Il nostro agire, il nostro pensare devono essere rivolti alla pace, alla cooperazione dei popoli, alla costruzione di un futuro condiviso. Eppure oggi il discorso pubblico a livello nazionale e internazionale mi sconcerta e mi preoccupa: sembra che il nastro della storia si stia riavvolgendo. La guerra, che sembrava essere divenuta un tabù per l'Europa dopo la tragedia dei due conflitti mondiali, viene evocata sempre più spesso con una narrazione che giorno dopo giorno sembra volerci preparare all'inevitabile. Ma il futuro non è già scritto, siamo noi con le nostre scelte, i nostri pensieri e le nostre parole a determinarlo. Siamo noi che non dobbiamo accettare un linguaggio pubblico che contempli ancora la violenza e la distruzione come strumenti di risoluzione dei conflitti. Nessuno deve più morire in guerra perché se la guerra riprende allora anche il ricordare perde valore. Ricordiamo per commemorare, certo, ma anche per imparare, per correggerci, per migliorarci come esseri umani.

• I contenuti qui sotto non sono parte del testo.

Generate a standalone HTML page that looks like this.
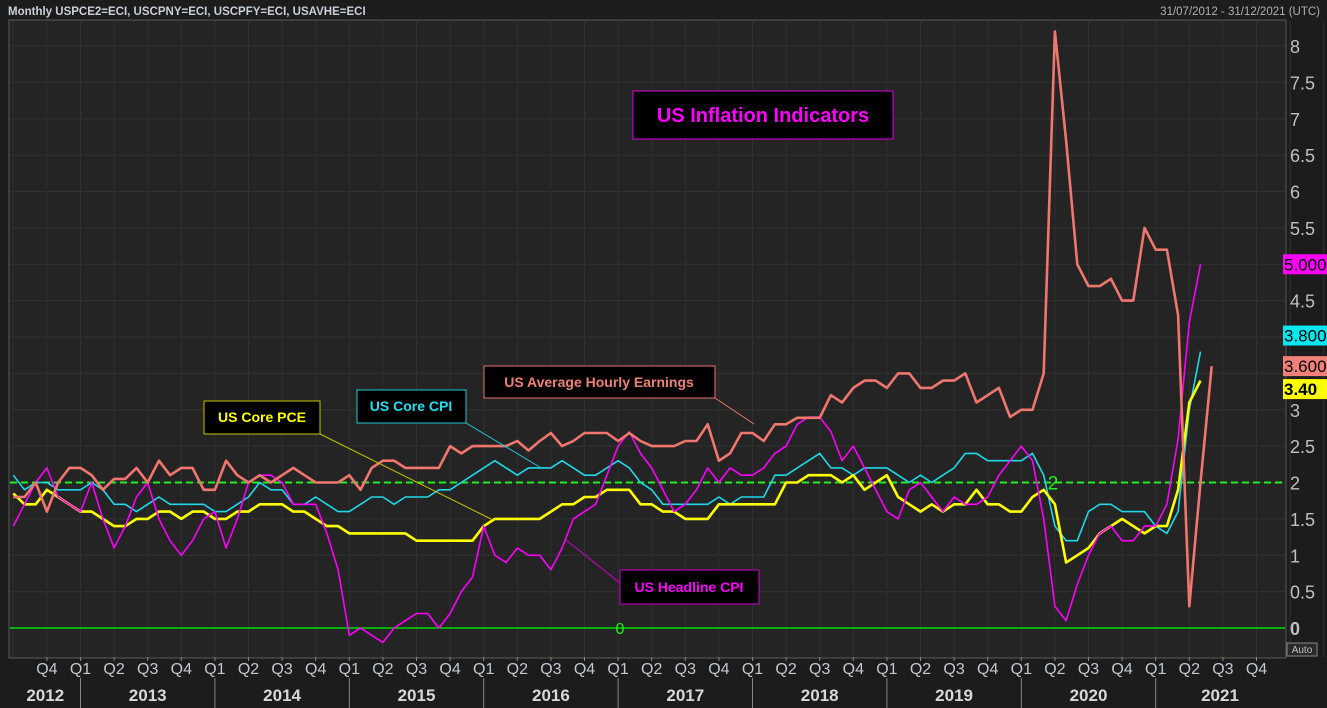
<!DOCTYPE html>
<html><head><meta charset="utf-8"><style>
html,body{margin:0;padding:0;background:#1c1c1c;}
svg{display:block;font-family:"Liberation Sans",sans-serif;}
</style></head><body>
<svg id="chart" width="1327" height="708" viewBox="0 0 1327 708">
<rect x="0" y="0" width="1327" height="708" fill="#1c1c1c"/>
<text x="8" y="15" fill="#c8d0d8" font-size="11.5" font-weight="bold">Monthly USPCE2=ECI, USCPNY=ECI, USCPFY=ECI, USAVHE=ECI</text>
<text x="1320" y="15" fill="#b0b0b0" font-size="11.5" text-anchor="end">31/07/2012 - 31/12/2021 (UTC)</text>
<rect x="9" y="20" width="1277" height="638" fill="#242424" stroke="#5a5a5a"/>
<g id="grid"></g>
<g id="lines"></g>
<g id="axes"></g>
<g>
 <rect x="633" y="91" width="260" height="48" fill="#000" stroke="#e000e0"/>
 <text x="763" y="122" fill="#ff00ff" font-size="20" font-weight="bold" text-anchor="middle">US Inflation Indicators</text>
 <line x1="715" y1="398" x2="754" y2="424" stroke="#e8736c" stroke-width="1"/>
 <rect x="484" y="366" width="231" height="32" fill="#000" stroke="#e8736c"/>
 <text x="599" y="387" fill="#f08078" font-size="14" font-weight="bold" text-anchor="middle">US Average Hourly Earnings</text>
 <line x1="466" y1="423" x2="543" y2="469" stroke="#22c8d8" stroke-width="1"/>
 <rect x="357" y="390" width="109" height="33" fill="#000" stroke="#22c8d8"/>
 <text x="411" y="411" fill="#22e0f0" font-size="14" font-weight="bold" text-anchor="middle">US Core CPI</text>
 <line x1="320" y1="434" x2="493" y2="520" stroke="#c8c000" stroke-width="1"/>
 <rect x="204" y="401" width="116" height="33" fill="#000" stroke="#c8c000"/>
 <text x="262" y="422" fill="#ffff00" font-size="14" font-weight="bold" text-anchor="middle">US Core PCE</text>
 <line x1="620" y1="583" x2="566" y2="540" stroke="#d000d0" stroke-width="1"/>
 <rect x="620" y="570" width="139" height="34" fill="#000" stroke="#d000d0"/>
 <text x="689" y="592" fill="#ff00ff" font-size="14" font-weight="bold" text-anchor="middle">US Headline CPI</text>
</g>
</svg>
<script>
const headlineCPI=[1.4,1.7,2.0,2.2,1.8,1.7,
1.6,2.0,1.5,1.1,1.4,1.8,2.0,1.5,1.2,1.0,1.2,1.5,
1.6,1.1,1.5,2.0,2.1,2.1,2.0,1.7,1.7,1.7,1.3,0.8,
-0.1,0.0,-0.1,-0.2,0.0,0.1,0.2,0.2,0.0,0.2,0.5,0.7,
1.4,1.0,0.9,1.1,1.0,1.0,0.8,1.1,1.5,1.6,1.7,2.1,
2.5,2.7,2.4,2.2,1.9,1.6,1.7,1.9,2.2,2.0,2.2,2.1,
2.1,2.2,2.4,2.5,2.8,2.9,2.9,2.7,2.3,2.5,2.2,1.9,
1.6,1.5,1.9,2.0,1.8,1.6,1.8,1.7,1.7,1.8,2.1,2.3,
2.5,2.3,1.5,0.3,0.1,0.6,1.0,1.3,1.4,1.2,1.2,1.4,
1.4,1.7,2.6,4.2,5.0];
const coreCPI=[2.1,1.9,2.0,2.0,1.9,1.9,
1.9,2.0,1.9,1.7,1.7,1.6,1.7,1.8,1.7,1.7,1.7,1.7,
1.6,1.6,1.7,1.8,2.0,1.9,1.9,1.7,1.7,1.8,1.7,1.6,
1.6,1.7,1.8,1.8,1.7,1.8,1.8,1.8,1.9,1.9,2.0,2.1,
2.2,2.3,2.2,2.1,2.2,2.2,2.2,2.3,2.2,2.1,2.1,2.2,
2.3,2.2,2.0,1.9,1.7,1.7,1.7,1.7,1.7,1.8,1.7,1.8,
1.8,1.8,2.1,2.1,2.2,2.3,2.4,2.2,2.2,2.1,2.2,2.2,
2.2,2.1,2.0,2.1,2.0,2.1,2.2,2.4,2.4,2.3,2.3,2.3,
2.3,2.4,2.1,1.4,1.2,1.2,1.6,1.7,1.7,1.6,1.6,1.6,
1.4,1.3,1.6,3.0,3.8];
const corePCE=[1.85,1.7,1.7,1.9,1.8,1.7,
1.6,1.6,1.5,1.4,1.4,1.5,1.5,1.6,1.6,1.5,1.6,1.6,
1.5,1.5,1.6,1.6,1.7,1.7,1.7,1.6,1.6,1.5,1.4,1.4,
1.3,1.3,1.3,1.3,1.3,1.3,1.2,1.2,1.2,1.2,1.2,1.2,
1.4,1.5,1.5,1.5,1.5,1.5,1.6,1.7,1.7,1.8,1.8,1.9,
1.9,1.9,1.7,1.7,1.6,1.6,1.5,1.5,1.5,1.7,1.7,1.7,
1.7,1.7,1.7,2.0,2.0,2.1,2.1,2.1,2.0,2.1,1.9,2.0,
2.1,1.8,1.7,1.6,1.7,1.6,1.7,1.7,1.9,1.7,1.7,1.6,
1.6,1.8,1.9,1.7,0.9,1.0,1.1,1.3,1.4,1.5,1.4,1.3,
1.4,1.4,1.9,3.1,3.4];
const hourlyEarnings=[1.8,1.8,2.0,1.6,2.0,2.2,
2.2,2.1,1.9,2.05,2.05,2.2,2.0,2.3,2.1,2.2,2.2,1.9,
1.9,2.3,2.1,2.0,2.1,2.0,2.1,2.2,2.1,2.0,2.0,2.0,
2.1,1.9,2.2,2.3,2.3,2.2,2.2,2.2,2.2,2.5,2.4,2.5,
2.5,2.5,2.5,2.57,2.44,2.57,2.68,2.5,2.57,2.68,2.68,2.68,
2.57,2.68,2.57,2.5,2.5,2.5,2.57,2.57,2.8,2.3,2.4,2.68,
2.68,2.57,2.8,2.8,2.89,2.89,2.89,3.2,3.1,3.3,3.4,3.4,
3.3,3.5,3.5,3.3,3.3,3.4,3.4,3.5,3.1,3.2,3.3,2.9,
3.0,3.0,3.5,8.2,6.7,5.0,4.7,4.7,4.8,4.5,4.5,5.5,
5.2,5.2,4.3,0.3,2.0,3.6];
const yTicks=[0,0.5,1,1.5,2,2.5,3,3.5,4,4.5,5,5.5,6,6.5,7,7.5,8];
const yTickLabels=["0","0.5","1","1.5","2","2.5","3","","","4.5","","5.5","6","6.5","7","7.5","8"];
const quarterLabels=["Q1","Q2","Q3","Q4"];
const years=[2012,2013,2014,2015,2016,2017,2018,2019,2020,2021];
const lastValueTags=[["5.000",5.0,"#ff00ff","#000"],["3.800",3.8,"#00e8f0","#000"],["3.600",3.6,"#f08078","#000"],["3.40",3.4,"#ffff00","#000"]];

const NS="http://www.w3.org/2000/svg";
const X0=80.5, PXM=11.2;
const xM=m=>X0+PXM*m;
const xI=i=>xM(i-6);
const yV=v=>628-72.75*v;
function mk(tag,attrs,parent){const e=document.createElementNS(NS,tag);for(const k in attrs)e.setAttribute(k,attrs[k]);parent.appendChild(e);return e;}
const grid=document.getElementById('grid'),lines=document.getElementById('lines'),axes=document.getElementById('axes');

yTicks.forEach(v=>{
 const l=mk('line',{x1:10,x2:1285,y1:yV(v),y2:yV(v),stroke:'#323232','stroke-width':1},grid);
 
 
});
for(let q=-3;q<=38;q++){
 const x=xM(q*3);
 const l=mk('line',{x1:x,x2:x,y1:21,y2:657,stroke:'#303030','stroke-width':1},grid);
 
 
}
const z=mk('line',{x1:10,x2:1285,y1:yV(0),y2:yV(0),stroke:'#00dd00','stroke-width':1.5},lines);


const zt=mk('text',{x:620,y:yV(0)+6,fill:'#22ee22','font-size':16,'text-anchor':'middle'},lines);zt.textContent='0';


const tw=mk('line',{x1:10,x2:1285,y1:yV(2),y2:yV(2),stroke:'#22ee22','stroke-width':2,'stroke-dasharray':'7,4'},lines);


const twt=mk('text',{x:1053,y:yV(2)+7,fill:'#22ee22','font-size':19,'text-anchor':'middle'},lines);twt.textContent='2';



function series(arr,color,w,name){
 const d=arr.map((v,i)=>(i?'L':'M')+xI(i).toFixed(1)+','+yV(v).toFixed(1)).join('');
 const p=mk('path',{d:d,fill:'none',stroke:color,'stroke-width':w,'stroke-linejoin':'round'},lines);
 
 
}
series(coreCPI,'#1fd8e8',1.6,'core-cpi-line');
series(corePCE,'#ffff00',2.6,'core-pce-line');
series(headlineCPI,'#ff00ff',1.6,'headline-cpi-line');
series(hourlyEarnings,'#f0766e',2.6,'hourly-earnings-line');

yTicks.forEach((v,i)=>{
 if(!yTickLabels[i])return;
 const t=mk('text',{x:1290,y:yV(v)+7,fill:'#c0c0c0','font-size':18,'font-weight':v===0?'bold':'normal'},axes);t.textContent=yTickLabels[i];
 
 
});
let prevBottom=-1e9;
lastValueTags.forEach(tg=>{
 let tTop=yV(tg[1])-10;
 if(tg[1]>3.7 && 4>tg[1]) tTop-=16;
 if(prevBottom+3 > tTop) tTop=prevBottom+3;
 prevBottom=tTop+20;
 const r=mk('rect',{x:1283,y:tTop,width:44,height:20,fill:tg[2]},axes);
 
 
 const t=mk('text',{x:1284,y:tTop+16,fill:tg[3],'font-size':17,'font-weight':tg[0]==='3.40'?'bold':'normal'},axes);t.textContent=tg[0];
 
 
});
const au=mk('rect',{x:1287,y:643,width:30,height:13,fill:'#2a2a2a',stroke:'#888'},axes);


const aut=mk('text',{x:1302,y:653,fill:'#c0c0c0','font-size':10,'text-anchor':'middle'},axes);aut.textContent='Auto';


for(let q=-1;q<=35;q++){
 const x=xM(q*3);
 const tk=mk('line',{x1:x,x2:x,y1:657,y2:661,stroke:'#888'},axes);
 
 
 const t=mk('text',{x:x,y:674,fill:'#c0c8d0','font-size':16,'text-anchor':'middle'},axes);
 t.textContent=quarterLabels[((q%4)+4)%4];
 
 
}
years.forEach((yr,i)=>{
 const m0=(yr-2013)*12;
 const xs=Math.max(10,xM(m0)), xe=Math.min(1285,xM(m0+12));
 if(yr>2012){
  const s=mk('line',{x1:xM(m0),x2:xM(m0),y1:678,y2:708,stroke:'#888'},axes);
  
  
 }
 const cx=yr===2021?1220:(xs+xe)/2;
 const t=mk('text',{x:cx,y:701,fill:'#d8d8d8','font-size':17,'font-weight':'bold','text-anchor':'middle'},axes);t.textContent=yr;
 
 
});
</script>
</body></html>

Sono per questo orgogliosa di aver giurato all'inizio del mio mandato sulla Costituzione italiana, un documento straordinario ricco di valori che all'articolo 11 tra i suoi principi fondamentali afferma che l'Italia ripudia la guerra come strumento di offesa alla libertà degli altri popoli e come mezzo di risoluzione delle controversie internazionali. E consente, in condizioni di parità con altri Stati, limitazioni della propria sovranità se necessarie a un ordinamento che assicuri la pace e la giustizia fra le nazioni, e promuove e favorisce le organizzazioni internazionali rivolte a tale scopo. Ogni parola della nostra Costituzione è stata scelta con cura, l'espressione “ripudia la guerra” è forte, chiaro e inequivocabile. È una scelta consapevole nata dal desiderio di superare il terrore, la morte e la distruzione delle guerre mondiali, e sottolinea l'impegno dell'Italia, almeno del suo popolo, per la pace, la cooperazione e la giustizia. Chi oggi parla di riarmo ci sta accompagnando verso l'orlo di un baratro. Sono persone che sembrano aver dimenticato la storia, incapaci di immedesimarsi nel dolore dei singoli».

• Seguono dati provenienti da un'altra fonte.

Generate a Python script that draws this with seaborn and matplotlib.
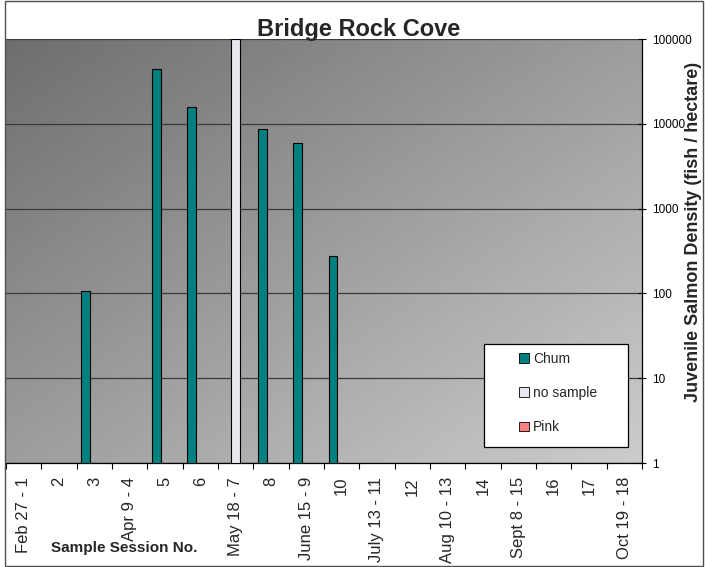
import numpy as np
import pandas as pd
import matplotlib
matplotlib.use("Agg")
import matplotlib.pyplot as plt
from matplotlib.patches import Rectangle
from matplotlib.ticker import FixedLocator, StrMethodFormatter, NullLocator
import seaborn as sns

# Sample sessions (date - session number)
sessions = ["Feb 27 - 1", "2", "3", "Apr 9 - 4", "5", "6", "May 18 - 7", "8",
            "June 15 - 9", "10", "July 13 - 11", "12", "Aug 10 - 13", "14",
            "Sept 8 - 15", "16", "17", "Oct 19 - 18"]

# Juvenile salmon density (fish / hectare); NaN = none caught
chum = [np.nan, np.nan, 107, np.nan, 43800, 15600, np.nan, 8600,
        6000, 277, np.nan, np.nan, np.nan, np.nan, np.nan, np.nan, np.nan, np.nan]
no_sample = [np.nan] * 6 + [100000] + [np.nan] * 11
pink = [np.nan] * 18

series_names = ["Chum", "no sample", "Pink"]
series_colors = {"Chum": "#008080", "no sample": "#e8e8ee", "Pink": "#ff8080"}
y_ticks = [1, 10, 100, 1000, 10000, 100000]

df = pd.concat([
    pd.DataFrame({"session": sessions, "series": name, "density": vals})
    for name, vals in zip(series_names, [chum, no_sample, pink])
], ignore_index=True)

sns.set_style("white")
plt.rcParams["font.family"] = ["Liberation Sans", "DejaVu Sans"]

W, H = 705, 567
fig = plt.figure(figsize=(W / 100, H / 100), dpi=100)
ax = fig.add_axes([6 / W, 1 - 463 / H, (642 - 6) / W, (463 - 39) / H])

# Diagonal grey gradient behind the plot area
gx, gy = np.meshgrid(np.linspace(0, 1, 300), np.linspace(0, 1, 300))
t = (gx + gy) / 2.0
grad = (0x6e + t * (0xcc - 0x6e)) / 255.0
ax.imshow(grad, cmap="gray", vmin=0, vmax=1, extent=[0, 1, 0, 1],
          transform=ax.transAxes, aspect="auto", zorder=0, origin="upper",
          interpolation="bilinear")

sns.barplot(data=df, x="session", y="density", hue="series",
            hue_order=series_names, order=sessions, palette=series_colors,
            width=0.73, gap=0, errorbar=None, edgecolor="black",
            linewidth=0.8, saturation=1, ax=ax, zorder=3)

ax.set_yscale("log")
ax.set_ylim(1, 100000)
ax.set_xlim(-0.5, len(sessions) - 0.5)

# Right-hand value axis
ax.yaxis.tick_right()
ax.yaxis.set_label_position("right")
ax.yaxis.set_major_locator(FixedLocator(y_ticks))
ax.yaxis.set_major_formatter(StrMethodFormatter("{x:.0f}"))
ax.yaxis.set_minor_locator(NullLocator())
ax.tick_params(axis="y", which="major", direction="inout", length=6,
               width=0.8, pad=4, labelsize=8.5, colors="black", right=True, left=False)
ax.grid(axis="y", which="major", color="#3a3a3a", linewidth=0.9, zorder=1)
ax.set_axisbelow(True)

# Category axis: labels at centres, tick marks between categories
ax.set_xticks(range(len(sessions)))
ax.set_xticklabels(sessions, rotation=90, fontsize=12)
ax.set_xticks(np.arange(-0.5, len(sessions), 1.0), minor=True)
ax.tick_params(axis="x", which="major", length=0, pad=10)
ax.tick_params(axis="x", which="minor", direction="out", length=4, width=0.8,
               color="black", bottom=True)

for side in ["top", "left"]:
    ax.spines[side].set_visible(False)
for side in ["bottom", "right"]:
    ax.spines[side].set_color("black")
    ax.spines[side].set_linewidth(0.9)

ax.set_xlabel("Sample Session No.", fontsize=11, fontweight="bold")
ax.xaxis.set_label_coords((124.5 - 6) / 636, (463 - 548) / 424)
ax.xaxis.label.set_va("center")
ax.set_ylabel("Juvenile Salmon Density (fish / hectare)", fontsize=13,
              fontweight="bold", rotation=90)
ax.yaxis.set_label_coords((694 - 6) / 636, (463 - 232) / 424)
ax.yaxis.label.set_va("center")
ax.yaxis.label.set_ha("center")

# Legend inside a white box at the lower right
handles, labels = ax.get_legend_handles_labels()
if ax.get_legend() is not None:
    ax.get_legend().remove()
box = Rectangle(((484 - 6) / 636, (463 - 447) / 424), (628 - 484) / 636,
                (447 - 344) / 424, transform=ax.transAxes, facecolor="white",
                edgecolor="black", linewidth=0.9, zorder=5)
ax.add_patch(box)
leg = ax.legend(handles, labels, loc="upper left",
                bbox_to_anchor=((519 - 6) / 636, (463 - 352) / 424),
                frameon=False, fontsize=10, handlelength=0.7, handleheight=0.7,
                handletextpad=0.3, labelspacing=1.45, borderpad=0,
                borderaxespad=0)
leg.set_zorder(6)
for h in leg.legend_handles:
    h.set_edgecolor("black")
    h.set_linewidth(0.6)

fig.text(359 / W, 1 - 36 / H, "Bridge Rock Cove", ha="center", va="baseline",
         fontsize=17, fontweight="bold")

# Outer chart border
fig.patches.append(Rectangle((4.5 / W, 1 - 566 / H), (703 - 4.5) / W, (566 - 1) / H,
                             transform=fig.transFigure, fill=False,
                             edgecolor="#505050", linewidth=1.0))

fig.savefig("out.png", dpi=100)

La sindaca ha concluso con rivolgendo un pensiero speciale al dramma del popolo palestinese, «sperando che il silenzio assordante dei governi cessi al più presto. Quello che sta accadendo è inumano e intollerabile».

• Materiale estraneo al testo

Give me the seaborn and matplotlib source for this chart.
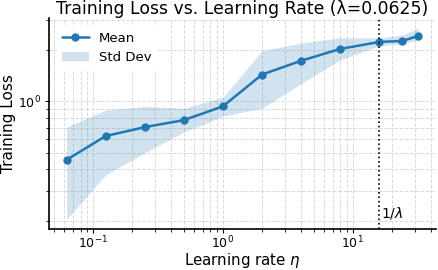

«Oggi ci siamo ritrovati per ricordare quanto sia importante la pace -ha detto il segretario generale dell'Associazione legionari Jiří Filip- solo le persone che hanno conosciuto la guerra riescono a capire davvero quanto sia è importante la memoria di questa vicende. Sono molto grato per questo evento che il Comune e gli alpini di Arco organizzano ogni anno, grazie per onorare la pace e grazie perché capite il valore di questa celebrazione e della pace».
«Questa celebrazione non è solo il ricordo dei caduti -ha detto il console Počuch- è un'espressione di profondo rispetto per il coraggio e la dedizione all'idea e ai valori che i legionari portavano nel cuore, in un periodo in cui l'Europa era sconvolta dalla guerra, quando decisero di combattere per la nascita della Cecoslovacchia libera, uno Stato che allora non esisteva ancora, che però viveva nella loro fede e nella loro speranza. L'Italia è diventata per molti di loro il luogo dell'ultima battaglia e dell'ultimo respiro, e anche qui ad Arco la loro storia è entrata a far parte della memoria comune europea». Quindi il console ha ringraziato la città di Arco e l'Associazione nazionale alpini per la cura del monumento e della memoria dei legionari, che «ci ricorda che la libertà non è scontata, ma il risultato del coraggio di coloro che erano disposti a combattere. Oggi, mentre affrontiamo nuove sfide, l'eredità dei legionari è più attuale che mai e ci insegna che l'orgoglio nazionale può andare di pari passo con la solidarietà internazionale; che il coraggio dei singoli può cambiare il corso della storia; che la memoria è un ponte tra il passato e il futuro».
In conclusione, lo storico e documentarista arcense Mauro Zattera ha consegnato all'Associazione legionari cecoslovacchi tre calchi di altrettanti incisioni realizzate da legionari cecoslovacchi e recentemente rinvenuti sul Baldo.